Blame the virus, blame lockdowns in Europe, blame positioning, or blame your favorite election narrative.
Whatever the proximate cause, US stocks sank a third consecutive day in one of the most harrowing sessions since March.
It was rough from the start. The NYSE Uptick Minus Downtick index hit -1,957 after the opening bell, which Bloomberg’s Andrew Cinko noted was among the worst prints of the year.
According to Bespoke, the S&P “has never been down more than 3% in the last full week before a presidential election” going back to 1928. So far this week, the index is down more than 5%.
The VIX rose to the highest since June. It was the second-largest one-day spike since the June 11 rout.
Vol of vol surged as well, in what Nomura’s Charlie McElligott called a “bonkers” grab for tails amid an “election scenario freakout.”
Unfortunately, bonds didn’t do much to offset the pain in equities. In fact, long-end yields were slightly cheaper into the afternoon, a disastrous outcome on a day when stocks fell 3.5%.
“Making matters worse for the 60/40 and Risk Parity set is that USTs aren’t hedging the risk-off move, as the missing overseas ‘real money’ buyers wait for event risk to clear before backing up the truck into duration buying,” McElligott remarked.
“Wednesday offered an intriguing dichotomy between a sharp drop in equities which was not commensurately matched by a rally in duration,” BMO’s Ian Lyngen, Ben Jeffery, and Jon Hill said. “The argument could be made that the stocks signal is not a major cross-asset repricing, but rather a reflection of de-risking ahead of both GDP [on Thursday] and the election next week.”
The dollar was a problem, to put it mildly. The greenback gained 0.6% on the day, adding insult to injury for crude, which fell almost 6%. While the EIA report didn’t help, oil was already under all kinds of pressure. The strong dollar hit gold too. The yellow metal fell nearly 2% Wednesday.
When you add that up, you get an unfortunate mix — it’s a deflationary impulse and it translates into tighter financial conditions. Too much of that and you’ll get further indigestion in risk assets. Real yields were higher from five years on out the curve Wednesday (of course, “higher” is this context just means less negative).

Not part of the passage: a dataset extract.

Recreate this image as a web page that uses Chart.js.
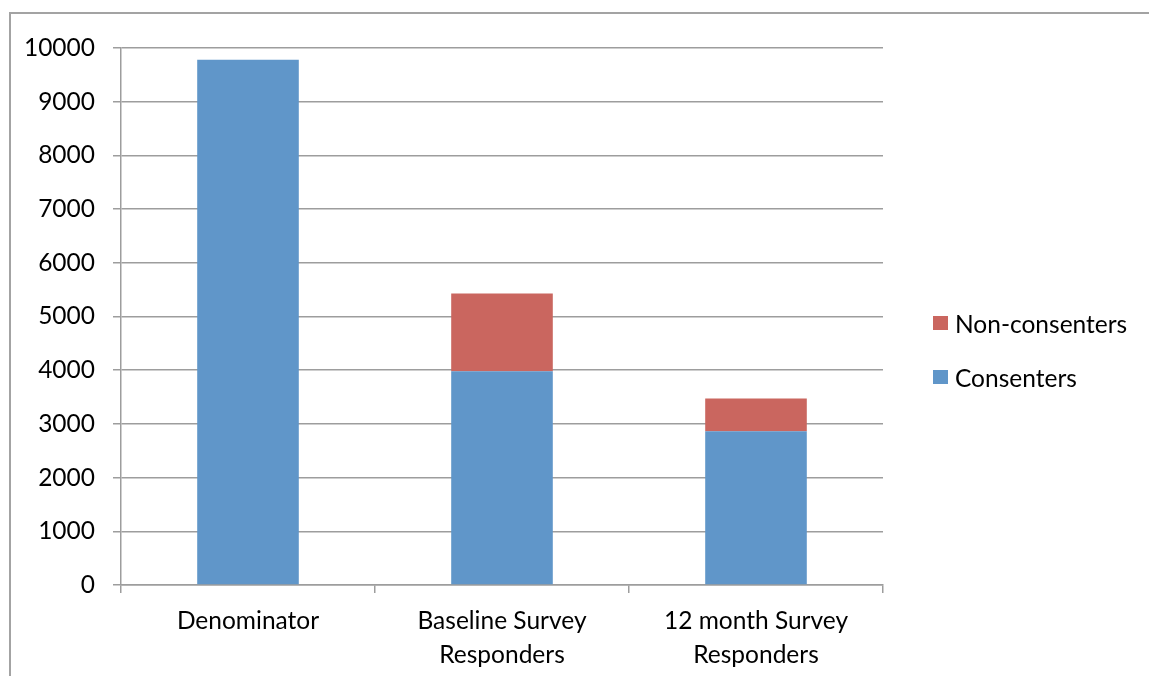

Notably, the junk ETFs are on track for their worst week since June. “Breadth in the junk bond market is pretty stark today. Of the more than 1,000 bonds in the Bloomberg Barclays US Corporate High Yield index that we have new prices for, 89% have widened,” Bloomberg’s Sebastian Boyd noted, adding that when you throw in across-the-board widening in the pan-European junk gauge, you’re left with “an indiscriminate, though justified, bout of risk aversion.”

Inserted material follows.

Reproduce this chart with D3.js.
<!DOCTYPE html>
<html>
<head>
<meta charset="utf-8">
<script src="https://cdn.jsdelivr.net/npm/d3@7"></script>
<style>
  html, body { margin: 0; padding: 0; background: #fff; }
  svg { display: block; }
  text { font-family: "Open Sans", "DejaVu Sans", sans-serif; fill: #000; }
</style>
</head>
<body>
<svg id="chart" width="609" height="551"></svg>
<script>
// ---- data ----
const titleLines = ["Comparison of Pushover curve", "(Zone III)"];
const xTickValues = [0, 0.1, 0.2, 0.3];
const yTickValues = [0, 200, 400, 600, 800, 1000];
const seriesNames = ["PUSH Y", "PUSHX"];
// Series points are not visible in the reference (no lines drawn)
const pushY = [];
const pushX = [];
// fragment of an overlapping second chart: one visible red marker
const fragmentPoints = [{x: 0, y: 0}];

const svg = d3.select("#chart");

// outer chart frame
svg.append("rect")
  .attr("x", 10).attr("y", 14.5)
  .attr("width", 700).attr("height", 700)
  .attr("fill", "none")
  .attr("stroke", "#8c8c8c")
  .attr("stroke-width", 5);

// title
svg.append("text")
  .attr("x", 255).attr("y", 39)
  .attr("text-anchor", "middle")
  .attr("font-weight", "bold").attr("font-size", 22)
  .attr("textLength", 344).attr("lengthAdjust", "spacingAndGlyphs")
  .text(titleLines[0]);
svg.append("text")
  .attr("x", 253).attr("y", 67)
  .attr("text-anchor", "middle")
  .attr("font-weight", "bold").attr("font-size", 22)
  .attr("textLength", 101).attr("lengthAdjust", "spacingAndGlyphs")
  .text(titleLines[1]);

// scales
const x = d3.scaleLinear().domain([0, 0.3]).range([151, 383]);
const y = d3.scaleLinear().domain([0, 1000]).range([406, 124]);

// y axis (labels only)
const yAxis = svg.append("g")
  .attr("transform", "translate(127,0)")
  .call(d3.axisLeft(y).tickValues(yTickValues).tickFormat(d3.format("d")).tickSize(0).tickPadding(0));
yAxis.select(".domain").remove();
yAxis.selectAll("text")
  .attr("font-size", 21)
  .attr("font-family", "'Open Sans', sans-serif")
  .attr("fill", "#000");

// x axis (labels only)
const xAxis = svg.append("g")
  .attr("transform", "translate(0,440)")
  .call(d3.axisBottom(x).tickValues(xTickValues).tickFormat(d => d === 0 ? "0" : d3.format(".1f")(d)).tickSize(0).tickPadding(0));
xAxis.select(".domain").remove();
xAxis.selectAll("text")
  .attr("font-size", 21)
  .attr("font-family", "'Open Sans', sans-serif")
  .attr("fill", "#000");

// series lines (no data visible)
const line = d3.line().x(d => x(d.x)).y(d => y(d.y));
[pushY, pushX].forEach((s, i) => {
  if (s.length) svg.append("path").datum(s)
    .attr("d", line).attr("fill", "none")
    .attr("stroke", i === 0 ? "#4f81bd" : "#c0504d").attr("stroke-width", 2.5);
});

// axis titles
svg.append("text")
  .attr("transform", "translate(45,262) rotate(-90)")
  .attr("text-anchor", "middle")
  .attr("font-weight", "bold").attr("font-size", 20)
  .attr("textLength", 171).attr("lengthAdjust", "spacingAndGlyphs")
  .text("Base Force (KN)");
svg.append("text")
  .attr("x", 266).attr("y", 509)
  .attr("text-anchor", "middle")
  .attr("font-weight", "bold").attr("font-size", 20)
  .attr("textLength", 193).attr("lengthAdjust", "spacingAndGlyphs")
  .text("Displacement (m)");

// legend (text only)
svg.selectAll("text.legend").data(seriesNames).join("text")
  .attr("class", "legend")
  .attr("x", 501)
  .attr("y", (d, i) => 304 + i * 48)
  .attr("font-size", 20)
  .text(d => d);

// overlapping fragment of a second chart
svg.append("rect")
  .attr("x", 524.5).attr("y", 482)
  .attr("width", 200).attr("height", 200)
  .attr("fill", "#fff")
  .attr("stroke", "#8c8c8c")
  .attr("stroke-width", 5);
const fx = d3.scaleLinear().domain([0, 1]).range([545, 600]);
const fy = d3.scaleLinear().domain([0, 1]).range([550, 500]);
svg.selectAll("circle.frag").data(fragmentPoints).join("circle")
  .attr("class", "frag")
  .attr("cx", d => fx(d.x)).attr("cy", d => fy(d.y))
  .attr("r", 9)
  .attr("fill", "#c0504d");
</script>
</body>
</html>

And you know, really, I suppose that’s about as concise a description as it’s possible to craft for Wednesday. As regulars are well apprised, I could editorialize for another thousand words, but “indiscriminate bout of risk aversion” pretty much sums it up.
Well, minus the conspicuously absent Treasury bid that, under normal circumstances, would have helped moderate your losses. Maybe Bitcoin was higher. I don’t know. I didn’t check.
9 thoughts on “Sell The Stocks. But Don’t Take The Bonds. Or The Cannoli”
The US05Y was down âˆ’0.002, at 0.330%. Where did the money go? I’m flying blind here. I should now this.
…I just checked KRE to make sure I didn’t miss anything. Nope, not there. USD is the place.
We’re due for a nice little 10% correction. Oh, that’d be painful.
10% from here or is this a part of it? 200 dma S&P 3130 less than 5% from here. Oh well, let’s get to the March lows by January and give Biden something to work with. Mr H did not say it out loud but there is a bear staring at us if you scroll back up.
Many of us old timers would be wise to remember that the computerized trading systems of so many models are reactive, not predictive. Risk parity is exhibit one.
When do we finally bury the notion that the stock market is “forward looking” ? That one should share the plot with the Phillips Curve or the notion that earnings actually matter for more than a day or two.
And the Laffer Curve.
Thanks runamok. I meant to add that one and then had a senior moment!
If the dollar ,with all this going on , went up. It means everyone has finally realized that the good news from China maybe suspect. Will ANT still proceed with their IPO?……… Are people in the know signaling a Blue Wave?………2021 should be an opportunity for bottom fishing.
My thought China won’t loosen conditions until their own opinion is made crystal clear. And then they will immediately loosen to show that they work with purpose
“According to Bespoke, the S&P “has never been down more than 3% in the last full week before a presidential election” going back to 1928. So far this week, the index is down more than 5%.”
And …. another record for Trump to add to his “Best of …” highlight reel.